Hislop remembers the crushing blow to his native Trinidad and Tobago when it came within one game of the World Cup during the qualification cycle for the 1990 tournament. Hislop was also part of the 2006 World Cup team — though in the twilight of his career — that got over the hump and made the tournament.
But that is an exception to the rule for Caribbean nations, where expectations are different than the rest of CONCACAF. While Mexico expects to make every World Cup, and the U.S.’ absence is (and should be) treated as nothing short of a catastrophe, the 25 FIFA-affiliated nations in the CFU have combined for three berths in the World Cup all-time. Haiti, Jamaica, and Trinidad and Tobago have each made it once.
For Hislop, he sees a group of teams that have had different ideas of success.
“Success for Trinidad and Tobago, for Jamaica, is qualifying for the World Cup,” Hislop said. “I don’t see anybody else from the Caribbean qualifying. Well then, what does success mean for them? Getting to the HEX, or it could be a deep run in the Gold Cup. The bar lowers.”
For Hislop, these lowered expectations are a problem, but he also points to an unwillingness among member nations to be honest with themselves about what types of programs they can build.
“I feel that a lot of the dialogue is about how do we emulate what Spain is doing and what Germany is doing,” he said. “And I guarantee whoever wins this World Cup come July it will be ‘Well, what have they done and how can we copy them?` You can’t copy them. It’s this kind of shift in focus that I think has kept us back.”
Hislop sees a path forward as focusing on the development of a select group of players from an early age. The talent pool in the CFU is microscopic in comparison to the U.S., Mexico and bigger nations in Europe like Spain and Germany.
The entire population of Bonaire, an island nation that’s a member of the CFU, was just 18,000 people at the time of a 2015 census. Germany, on the other hand, has 6.6 million people who are members of their soccer association.
For Hislop, who played college soccer at Howard in Washington, D.C., an academy system isn’t the only answer to development. A hybrid approach that involves sending players to college in the U.S. as well is necessary.
Speaking specifically about his native Trinidad, Hislop admits he’s not particularly close with the football federation.
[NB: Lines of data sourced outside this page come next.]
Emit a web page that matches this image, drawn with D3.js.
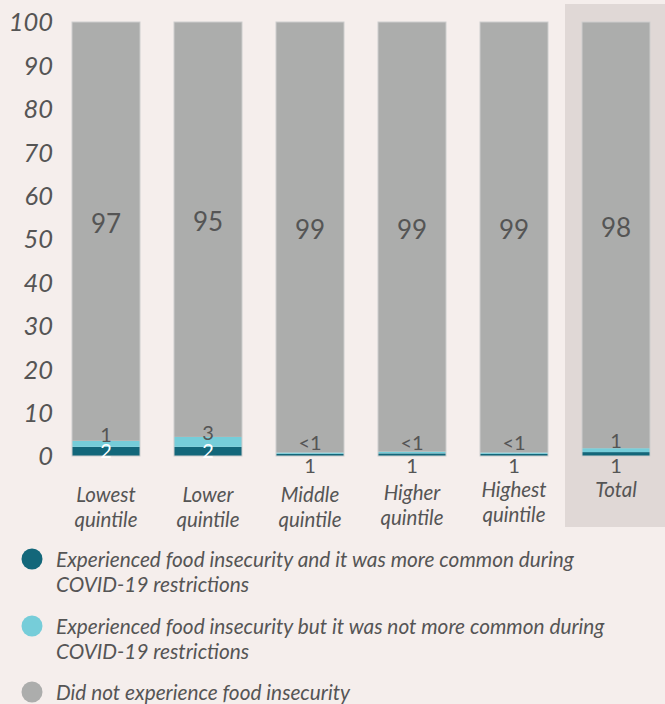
<!DOCTYPE html>
<html>
<head>
<meta charset="utf-8">
<script src="https://cdn.jsdelivr.net/npm/d3@7"></script>
<style>
  body { margin: 0; background: #f5eeec; }
  svg { display: block; font-family: Lato, "Open Sans", sans-serif; }
</style>
</head>
<body>
<svg id="chart" width="665" height="704"></svg>
<script>
// food insecurity by income quintile, stacked to 100
var categories = ["Lowest quintile", "Lower quintile", "Middle quintile", "Higher quintile", "Highest quintile", "Total"];
var moreCommon = [2.1, 2.1, 0.5, 0.6, 0.5, 0.9];      // dark teal
var notMoreCommon = [1.4, 2.3, 0.3, 0.4, 0.3, 0.9]; // light cyan
var noInsecurity = [96.5, 95.6, 99.2, 99, 99.2, 98.2];

var moreLabels = ["2", "2", "1", "1", "1", "1"];
var notMoreLabels = ["1", "3", "<1", "<1", "<1", "1"];
var noLabels = ["97", "95", "99", "99", "99", "98"];

var yTicks = [0, 10, 20, 30, 40, 50, 60, 70, 80, 90, 100];

var legendItems = [
  ["Experienced food insecurity and it was more common during", "COVID-19 restrictions"],
  ["Experienced food insecurity but it was not more common during", "COVID-19 restrictions"],
  ["Did not experience food insecurity"]
];

var keys = ["more", "notMore", "none"];
var colors = {more: "#13677a", notMore: "#76cdd9", none: "#acadac"};

var rows = categories.map(function(c, i) {
  return {cat: c, more: moreCommon[i], notMore: notMoreCommon[i], none: noInsecurity[i], i: i};
});

var svg = d3.select("#chart");

var x = d3.scaleBand().domain(categories).range([55, 667]).paddingInner(1/3).paddingOuter(1/6);
var y = d3.scaleLinear().domain([0, 100]).range([456, 22]);

// highlight band behind Total
svg.append("rect")
  .attr("x", 565).attr("y", 4)
  .attr("width", 100).attr("height", 523)
  .attr("fill", "#e0d8d6");

// y axis labels only
svg.append("g").selectAll("text")
  .data(yTicks).enter().append("text")
  .attr("x", 53)
  .attr("y", function(d) { return y(d) + 3; })
  .attr("text-anchor", "end")
  .attr("dominant-baseline", "middle")
  .attr("font-size", 25.5)
  .attr("font-style", "italic")
  .attr("fill", "#555")
  .text(function(d) { return d; });

var stack = d3.stack().keys(keys)(rows);

svg.append("g").selectAll("g")
  .data(stack).enter().append("g")
  .attr("fill", function(s) { return colors[s.key]; })
  .selectAll("rect")
  .data(function(s) { return s; }).enter().append("rect")
  .attr("x", function(d) { return x(d.data.cat); })
  .attr("width", x.bandwidth())
  .attr("y", function(d) { return y(d[1]); })
  .attr("height", function(d) { return y(d[0]) - y(d[1]); });

// thin outline round each bar
svg.append("g").selectAll("rect")
  .data(rows).enter().append("rect")
  .attr("x", function(d) { return x(d.cat); })
  .attr("y", y(100))
  .attr("width", x.bandwidth())
  .attr("height", y(0) - y(100))
  .attr("fill", "none")
  .attr("stroke", "#cdcdcd")
  .attr("stroke-width", 1);

var cx = function(i) { return x(categories[i]) + x.bandwidth() / 2; };

// big grey labels, middle of grey segment
var noneSeries = stack[2];
svg.append("g").selectAll("text")
  .data(noneSeries).enter().append("text")
  .attr("x", function(d, i) { return cx(i); })
  .attr("y", function(d) { return (y(d[0]) + y(d[1])) / 2 + 2; })
  .attr("text-anchor", "middle")
  .attr("font-size", 26)
  .attr("fill", "#555")
  .text(function(d, i) { return noLabels[i]; });

// light segment labels around the segment middle
var notMoreSeries = stack[1];
svg.append("g").selectAll("text")
  .data(notMoreSeries).enter().append("text")
  .attr("x", function(d, i) { return cx(i); })
  .attr("y", function(d) { return Math.min((y(d[0]) + y(d[1])) / 2 - 2, 450); })
  .attr("text-anchor", "middle")
  .attr("font-size", 20)
  .attr("fill", "#555")
  .text(function(d, i) { return notMoreLabels[i]; });

// dark segment labels: white inside if tall, else below the baseline
var moreSeries = stack[0];
svg.append("g").selectAll("text")
  .data(moreSeries).enter().append("text")
  .attr("x", function(d, i) { return cx(i); })
  .attr("y", function(d) { return d[1] >= 2 ? y(0) + 2 : y(0) + 17; })
  .attr("text-anchor", "middle")
  .attr("font-size", 20)
  .attr("fill", function(d) { return d[1] >= 2 ? "#fff" : "#555"; })
  .text(function(d, i) { return moreLabels[i]; });

// category labels
var catY = [502, 502, 502, 499.5, 497, 497];
var catG = svg.append("g").selectAll("text")
  .data(categories).enter().append("text")
  .attr("text-anchor", "middle")
  .attr("font-size", 20.5)
  .attr("font-style", "italic")
  .attr("fill", "#555")
  .attr("x", function(d) { return x(d) + x.bandwidth() / 2; })
  .attr("y", function(d, i) { return catY[i]; });

catG.each(function(d) {
  var words = d.split(" ");
  var t = d3.select(this);
  words.forEach(function(w, j) {
    t.append("tspan")
      .attr("x", t.attr("x"))
      .attr("dy", j == 0 ? 0 : 25)
      .text(w);
  });
});

// legend
var legendY = [567, 634, 700];
var legendColors = [colors.more, colors.notMore, colors.none];
var lg = svg.append("g").selectAll("g")
  .data(legendItems).enter().append("g");

lg.append("circle")
  .attr("cx", 32)
  .attr("cy", function(d, i) { return legendY[i] - 8; })
  .attr("r", 10.5)
  .attr("fill", function(d, i) { return legendColors[i]; });

lg.append("text")
  .attr("x", 56)
  .attr("y", function(d, i) { return legendY[i]; })
  .attr("font-size", 20.8)
  .attr("font-style", "italic")
  .attr("fill", "#555")
  .each(function(lines) {
    var t = d3.select(this);
    lines.forEach(function(l, j) {
      t.append("tspan").attr("x", 56).attr("dy", j == 0 ? 0 : 25).text(l);
    });
  });
</script>
</body>
</html>
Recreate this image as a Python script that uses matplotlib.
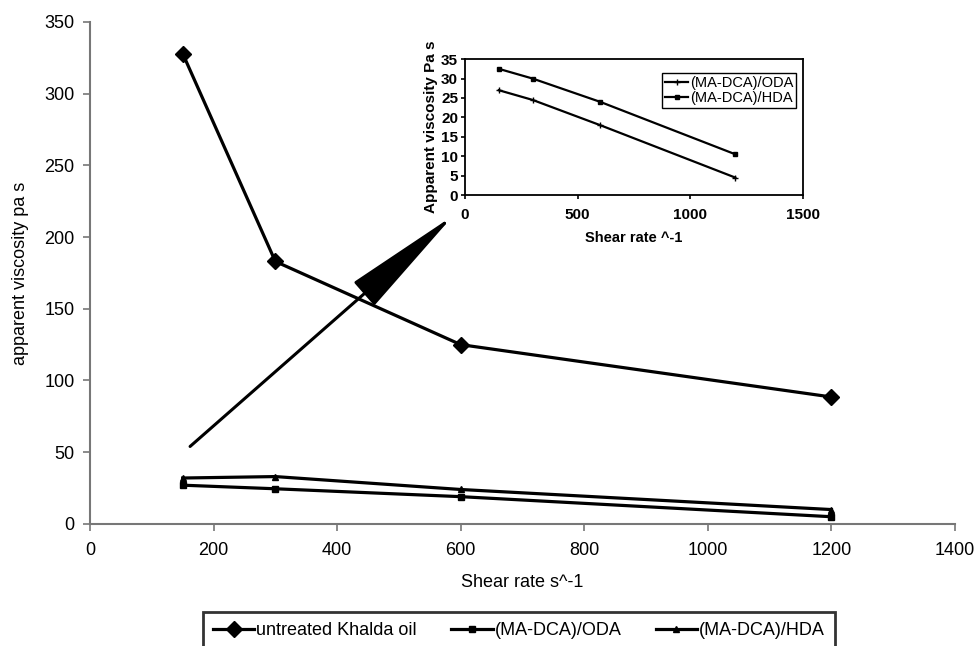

He lives in the U.S. after settling here full time following his final season as a player with FC Dallas. He’s been critical of the Federation in the past, but knows the president David John Williams. He also acknowledges that former players bring “baggage” and won’t be the one to say that Trinidad should do more to court ex-players.
Though he does say that things could be better.
“I don’t think we’ve used our experience in 2006 to good effect and we’ve lost some momentum that that World Cup berth brought,” Hislop said. “If I’m asking: ‘Where do we build from to get back to back to where we were and then push on?’ I’m not sure where the starting point is right now, I really don’t.”
While Hislop is discouraged, he does believe in the people. He thinks that the current leadership will eventually get it right. For now he’s content to stay in the U.S. on account of his five children, the youngest of whom is 10 years old. He says it’s time for them to grow their own roots in the states, which is home for them.
But as a legend, and the first player from the 2006 team to be elected to Trinidad’s Sporting Hall of Fame, the chance to better the federation is an opportunity he’d certainly consider once his nest is empty.
“I think it’s an impossible job to do from abroad in terms of the presidency,” Hislop said. “Whether there’s another role there in the administration for me that I could fulfill from here and be in Trinidad four to six times a year, again, with the right people it’s something I’d jump at the opportunity.”